— Start GIVEN INFORMATION —
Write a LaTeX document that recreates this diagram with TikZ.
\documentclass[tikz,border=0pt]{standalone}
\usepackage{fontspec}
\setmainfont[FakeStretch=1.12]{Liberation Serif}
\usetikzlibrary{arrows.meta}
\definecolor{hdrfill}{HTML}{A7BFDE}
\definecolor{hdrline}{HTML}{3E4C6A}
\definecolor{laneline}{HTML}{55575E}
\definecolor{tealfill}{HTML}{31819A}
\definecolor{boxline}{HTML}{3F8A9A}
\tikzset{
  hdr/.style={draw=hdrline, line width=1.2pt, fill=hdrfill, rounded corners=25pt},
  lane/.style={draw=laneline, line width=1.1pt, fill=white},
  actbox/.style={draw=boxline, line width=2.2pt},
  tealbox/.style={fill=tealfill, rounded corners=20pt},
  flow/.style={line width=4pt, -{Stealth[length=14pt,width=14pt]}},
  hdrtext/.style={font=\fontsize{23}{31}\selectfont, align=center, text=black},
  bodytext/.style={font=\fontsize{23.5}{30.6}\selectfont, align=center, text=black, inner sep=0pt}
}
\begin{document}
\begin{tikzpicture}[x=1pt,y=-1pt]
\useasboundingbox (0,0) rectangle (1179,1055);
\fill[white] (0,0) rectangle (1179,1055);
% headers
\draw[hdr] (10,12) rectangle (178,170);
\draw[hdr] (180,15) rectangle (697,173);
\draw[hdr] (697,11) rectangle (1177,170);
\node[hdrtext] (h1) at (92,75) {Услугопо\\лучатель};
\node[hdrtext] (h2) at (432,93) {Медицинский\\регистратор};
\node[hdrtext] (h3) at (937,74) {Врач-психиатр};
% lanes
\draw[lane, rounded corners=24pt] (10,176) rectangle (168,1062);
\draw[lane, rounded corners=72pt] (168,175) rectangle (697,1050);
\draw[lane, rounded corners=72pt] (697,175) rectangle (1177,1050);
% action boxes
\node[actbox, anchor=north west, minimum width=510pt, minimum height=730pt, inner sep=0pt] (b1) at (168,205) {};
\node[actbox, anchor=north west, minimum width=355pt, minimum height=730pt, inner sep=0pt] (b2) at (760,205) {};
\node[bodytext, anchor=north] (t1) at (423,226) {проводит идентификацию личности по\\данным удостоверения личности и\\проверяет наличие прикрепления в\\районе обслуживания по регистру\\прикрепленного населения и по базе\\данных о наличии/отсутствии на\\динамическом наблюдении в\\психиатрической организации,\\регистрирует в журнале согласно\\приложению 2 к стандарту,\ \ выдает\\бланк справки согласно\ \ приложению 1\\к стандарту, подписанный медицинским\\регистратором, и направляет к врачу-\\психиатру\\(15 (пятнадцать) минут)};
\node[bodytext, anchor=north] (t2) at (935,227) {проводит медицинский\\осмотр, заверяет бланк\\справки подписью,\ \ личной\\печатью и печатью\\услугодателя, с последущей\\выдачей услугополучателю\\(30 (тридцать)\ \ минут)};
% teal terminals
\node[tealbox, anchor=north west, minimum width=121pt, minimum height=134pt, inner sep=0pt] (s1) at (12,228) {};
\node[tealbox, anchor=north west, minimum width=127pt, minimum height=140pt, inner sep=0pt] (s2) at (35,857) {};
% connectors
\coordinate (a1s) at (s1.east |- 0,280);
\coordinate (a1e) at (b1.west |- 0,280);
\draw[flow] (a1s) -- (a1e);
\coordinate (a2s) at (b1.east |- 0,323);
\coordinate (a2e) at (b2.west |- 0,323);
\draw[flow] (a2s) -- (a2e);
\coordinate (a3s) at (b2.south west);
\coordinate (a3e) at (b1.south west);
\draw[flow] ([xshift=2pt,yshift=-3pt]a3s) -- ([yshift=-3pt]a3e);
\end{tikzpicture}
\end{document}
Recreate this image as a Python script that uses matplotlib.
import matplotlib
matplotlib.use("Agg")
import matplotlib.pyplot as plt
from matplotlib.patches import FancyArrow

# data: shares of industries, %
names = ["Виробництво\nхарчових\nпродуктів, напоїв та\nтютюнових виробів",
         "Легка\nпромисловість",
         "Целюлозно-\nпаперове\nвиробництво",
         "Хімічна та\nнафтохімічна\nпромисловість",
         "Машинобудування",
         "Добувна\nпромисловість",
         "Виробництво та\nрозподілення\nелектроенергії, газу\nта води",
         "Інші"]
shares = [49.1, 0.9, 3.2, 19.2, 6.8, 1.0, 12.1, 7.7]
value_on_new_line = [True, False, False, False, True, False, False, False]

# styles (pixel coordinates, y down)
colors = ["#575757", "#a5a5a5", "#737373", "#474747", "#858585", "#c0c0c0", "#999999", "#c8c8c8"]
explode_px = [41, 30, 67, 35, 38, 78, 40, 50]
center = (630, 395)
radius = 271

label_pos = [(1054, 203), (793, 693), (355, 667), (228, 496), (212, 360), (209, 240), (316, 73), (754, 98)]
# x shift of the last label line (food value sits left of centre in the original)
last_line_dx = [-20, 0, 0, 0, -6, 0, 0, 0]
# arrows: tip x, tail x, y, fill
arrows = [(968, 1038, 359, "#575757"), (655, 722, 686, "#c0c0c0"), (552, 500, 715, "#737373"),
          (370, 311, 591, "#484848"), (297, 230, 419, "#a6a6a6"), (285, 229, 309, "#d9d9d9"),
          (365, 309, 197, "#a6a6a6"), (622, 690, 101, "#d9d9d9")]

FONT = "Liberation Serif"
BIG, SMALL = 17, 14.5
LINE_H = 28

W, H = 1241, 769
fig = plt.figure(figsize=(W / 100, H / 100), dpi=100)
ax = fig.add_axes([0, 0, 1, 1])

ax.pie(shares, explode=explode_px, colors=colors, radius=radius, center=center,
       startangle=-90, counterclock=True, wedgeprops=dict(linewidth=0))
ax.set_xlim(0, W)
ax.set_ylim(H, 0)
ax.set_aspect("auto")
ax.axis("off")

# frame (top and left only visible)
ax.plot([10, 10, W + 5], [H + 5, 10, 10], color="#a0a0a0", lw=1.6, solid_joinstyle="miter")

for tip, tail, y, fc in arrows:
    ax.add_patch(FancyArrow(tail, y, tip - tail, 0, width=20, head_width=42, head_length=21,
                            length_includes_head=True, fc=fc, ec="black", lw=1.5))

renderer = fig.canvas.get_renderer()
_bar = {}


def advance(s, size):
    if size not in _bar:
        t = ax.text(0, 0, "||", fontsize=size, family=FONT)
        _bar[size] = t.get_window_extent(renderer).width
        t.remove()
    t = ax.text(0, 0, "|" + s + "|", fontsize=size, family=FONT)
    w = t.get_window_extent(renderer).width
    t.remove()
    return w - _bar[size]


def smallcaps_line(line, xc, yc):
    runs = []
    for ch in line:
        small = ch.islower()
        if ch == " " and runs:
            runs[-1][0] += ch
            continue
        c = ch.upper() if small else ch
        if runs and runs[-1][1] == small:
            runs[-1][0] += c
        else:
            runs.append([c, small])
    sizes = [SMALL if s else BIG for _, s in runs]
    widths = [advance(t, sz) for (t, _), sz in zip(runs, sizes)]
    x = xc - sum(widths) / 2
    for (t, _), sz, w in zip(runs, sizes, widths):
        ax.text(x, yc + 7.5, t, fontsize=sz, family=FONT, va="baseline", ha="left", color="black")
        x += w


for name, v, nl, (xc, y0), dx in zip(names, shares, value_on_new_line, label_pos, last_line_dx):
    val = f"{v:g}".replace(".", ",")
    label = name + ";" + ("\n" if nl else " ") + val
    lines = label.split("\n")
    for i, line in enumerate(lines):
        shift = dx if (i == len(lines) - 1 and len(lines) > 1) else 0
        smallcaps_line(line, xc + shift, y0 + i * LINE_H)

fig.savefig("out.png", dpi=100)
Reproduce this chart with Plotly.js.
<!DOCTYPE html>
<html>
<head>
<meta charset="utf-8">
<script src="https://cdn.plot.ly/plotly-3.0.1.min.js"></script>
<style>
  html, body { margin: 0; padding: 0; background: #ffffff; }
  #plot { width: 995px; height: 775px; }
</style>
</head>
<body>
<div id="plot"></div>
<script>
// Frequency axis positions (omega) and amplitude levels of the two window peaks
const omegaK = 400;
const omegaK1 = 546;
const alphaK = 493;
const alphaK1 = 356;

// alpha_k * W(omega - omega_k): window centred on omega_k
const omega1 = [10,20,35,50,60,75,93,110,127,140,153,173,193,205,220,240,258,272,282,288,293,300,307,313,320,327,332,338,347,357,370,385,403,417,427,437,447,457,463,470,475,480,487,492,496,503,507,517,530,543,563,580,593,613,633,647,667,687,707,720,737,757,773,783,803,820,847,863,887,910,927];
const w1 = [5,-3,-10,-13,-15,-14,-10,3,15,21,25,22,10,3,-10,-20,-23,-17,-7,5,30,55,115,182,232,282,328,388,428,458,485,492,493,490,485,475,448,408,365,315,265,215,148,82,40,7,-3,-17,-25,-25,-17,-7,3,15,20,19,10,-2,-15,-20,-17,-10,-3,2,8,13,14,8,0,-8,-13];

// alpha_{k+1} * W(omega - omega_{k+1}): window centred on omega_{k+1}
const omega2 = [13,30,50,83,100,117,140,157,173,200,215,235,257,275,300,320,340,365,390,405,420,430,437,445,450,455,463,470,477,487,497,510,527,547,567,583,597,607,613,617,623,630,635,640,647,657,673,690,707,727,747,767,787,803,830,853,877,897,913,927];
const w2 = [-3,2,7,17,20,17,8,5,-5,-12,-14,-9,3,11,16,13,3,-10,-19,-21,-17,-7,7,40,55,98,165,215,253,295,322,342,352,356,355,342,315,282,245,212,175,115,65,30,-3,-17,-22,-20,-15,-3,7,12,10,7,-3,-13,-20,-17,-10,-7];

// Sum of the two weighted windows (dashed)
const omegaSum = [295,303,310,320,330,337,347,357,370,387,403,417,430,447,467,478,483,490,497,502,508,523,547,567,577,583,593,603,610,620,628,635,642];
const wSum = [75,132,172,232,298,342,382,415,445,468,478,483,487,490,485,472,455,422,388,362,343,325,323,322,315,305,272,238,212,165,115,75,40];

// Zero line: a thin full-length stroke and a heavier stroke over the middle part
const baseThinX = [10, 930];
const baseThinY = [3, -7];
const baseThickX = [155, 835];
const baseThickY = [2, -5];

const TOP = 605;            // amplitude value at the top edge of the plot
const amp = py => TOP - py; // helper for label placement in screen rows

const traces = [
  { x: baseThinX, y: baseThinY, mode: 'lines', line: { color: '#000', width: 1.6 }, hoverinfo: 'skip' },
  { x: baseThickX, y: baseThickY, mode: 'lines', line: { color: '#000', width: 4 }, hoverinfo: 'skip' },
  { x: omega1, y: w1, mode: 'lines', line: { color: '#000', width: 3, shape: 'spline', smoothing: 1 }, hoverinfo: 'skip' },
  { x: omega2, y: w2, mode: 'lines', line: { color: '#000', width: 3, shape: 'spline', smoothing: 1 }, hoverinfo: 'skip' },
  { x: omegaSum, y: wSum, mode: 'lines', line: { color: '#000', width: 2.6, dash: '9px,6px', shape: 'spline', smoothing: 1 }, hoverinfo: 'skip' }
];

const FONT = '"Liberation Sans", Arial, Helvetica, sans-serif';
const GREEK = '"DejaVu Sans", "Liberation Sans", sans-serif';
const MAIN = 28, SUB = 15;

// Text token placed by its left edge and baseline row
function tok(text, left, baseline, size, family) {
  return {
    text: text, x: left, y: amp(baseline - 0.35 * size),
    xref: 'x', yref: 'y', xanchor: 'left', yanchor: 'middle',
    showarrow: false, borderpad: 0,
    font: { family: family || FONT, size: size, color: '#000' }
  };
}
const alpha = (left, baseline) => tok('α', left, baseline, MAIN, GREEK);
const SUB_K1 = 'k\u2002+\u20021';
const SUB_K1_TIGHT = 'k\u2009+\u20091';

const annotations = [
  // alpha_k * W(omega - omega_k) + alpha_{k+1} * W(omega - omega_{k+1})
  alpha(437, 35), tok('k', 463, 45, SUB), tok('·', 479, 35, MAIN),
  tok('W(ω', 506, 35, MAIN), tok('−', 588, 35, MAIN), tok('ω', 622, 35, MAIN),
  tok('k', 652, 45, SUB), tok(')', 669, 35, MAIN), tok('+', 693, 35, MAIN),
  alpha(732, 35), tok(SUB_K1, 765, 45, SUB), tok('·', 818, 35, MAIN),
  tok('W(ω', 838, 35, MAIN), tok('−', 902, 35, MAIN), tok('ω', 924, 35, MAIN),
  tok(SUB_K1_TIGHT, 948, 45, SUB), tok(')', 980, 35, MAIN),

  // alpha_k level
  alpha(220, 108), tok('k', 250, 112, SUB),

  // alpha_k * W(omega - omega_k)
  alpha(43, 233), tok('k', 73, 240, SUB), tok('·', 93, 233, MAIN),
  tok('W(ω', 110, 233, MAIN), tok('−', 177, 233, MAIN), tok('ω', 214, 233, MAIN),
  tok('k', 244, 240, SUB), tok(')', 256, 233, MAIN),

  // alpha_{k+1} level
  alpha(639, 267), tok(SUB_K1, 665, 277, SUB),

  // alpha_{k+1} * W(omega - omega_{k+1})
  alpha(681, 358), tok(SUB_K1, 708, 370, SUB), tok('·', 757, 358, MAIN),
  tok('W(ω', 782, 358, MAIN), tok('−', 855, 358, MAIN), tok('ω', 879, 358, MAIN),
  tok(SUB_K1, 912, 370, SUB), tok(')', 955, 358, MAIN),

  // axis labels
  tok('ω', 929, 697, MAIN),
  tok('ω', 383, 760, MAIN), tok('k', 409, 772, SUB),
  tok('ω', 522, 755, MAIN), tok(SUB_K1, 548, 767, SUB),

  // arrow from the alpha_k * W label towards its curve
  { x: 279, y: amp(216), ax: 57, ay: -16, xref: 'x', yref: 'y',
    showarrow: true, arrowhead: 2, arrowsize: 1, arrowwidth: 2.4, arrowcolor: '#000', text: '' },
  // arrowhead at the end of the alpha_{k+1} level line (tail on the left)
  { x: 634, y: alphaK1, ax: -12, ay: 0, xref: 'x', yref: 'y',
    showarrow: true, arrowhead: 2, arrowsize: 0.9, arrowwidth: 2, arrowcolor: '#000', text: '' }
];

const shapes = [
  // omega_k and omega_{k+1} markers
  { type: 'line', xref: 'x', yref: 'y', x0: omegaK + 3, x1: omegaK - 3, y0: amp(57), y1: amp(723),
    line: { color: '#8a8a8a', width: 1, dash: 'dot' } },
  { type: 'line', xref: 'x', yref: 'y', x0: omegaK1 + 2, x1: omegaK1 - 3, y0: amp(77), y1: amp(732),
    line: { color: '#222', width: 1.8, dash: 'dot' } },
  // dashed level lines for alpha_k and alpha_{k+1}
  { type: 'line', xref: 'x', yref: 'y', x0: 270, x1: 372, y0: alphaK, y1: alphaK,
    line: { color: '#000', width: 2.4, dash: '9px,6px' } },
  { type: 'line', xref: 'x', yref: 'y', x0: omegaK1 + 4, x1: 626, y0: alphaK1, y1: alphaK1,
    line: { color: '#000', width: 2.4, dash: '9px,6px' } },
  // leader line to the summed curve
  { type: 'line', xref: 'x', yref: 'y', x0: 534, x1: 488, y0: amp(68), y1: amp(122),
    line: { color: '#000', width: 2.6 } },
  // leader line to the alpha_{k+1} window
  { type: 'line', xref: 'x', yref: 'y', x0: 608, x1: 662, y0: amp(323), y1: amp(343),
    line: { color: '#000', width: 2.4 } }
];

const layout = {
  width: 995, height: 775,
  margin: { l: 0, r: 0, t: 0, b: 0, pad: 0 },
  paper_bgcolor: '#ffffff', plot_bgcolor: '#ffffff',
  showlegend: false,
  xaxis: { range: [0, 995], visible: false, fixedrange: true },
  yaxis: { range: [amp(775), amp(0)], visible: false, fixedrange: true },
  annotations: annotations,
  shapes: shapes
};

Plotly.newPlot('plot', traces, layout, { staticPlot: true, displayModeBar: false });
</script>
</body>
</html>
— End GIVEN INFORMATION —
[EXERCISE PROMPT] Look through the data above. Find each line with the string "that" and copy it.

[REPLY TO THE TASK]
Write a LaTeX document that recreates this diagram with TikZ.
Recreate this image as a Python script that uses matplotlib.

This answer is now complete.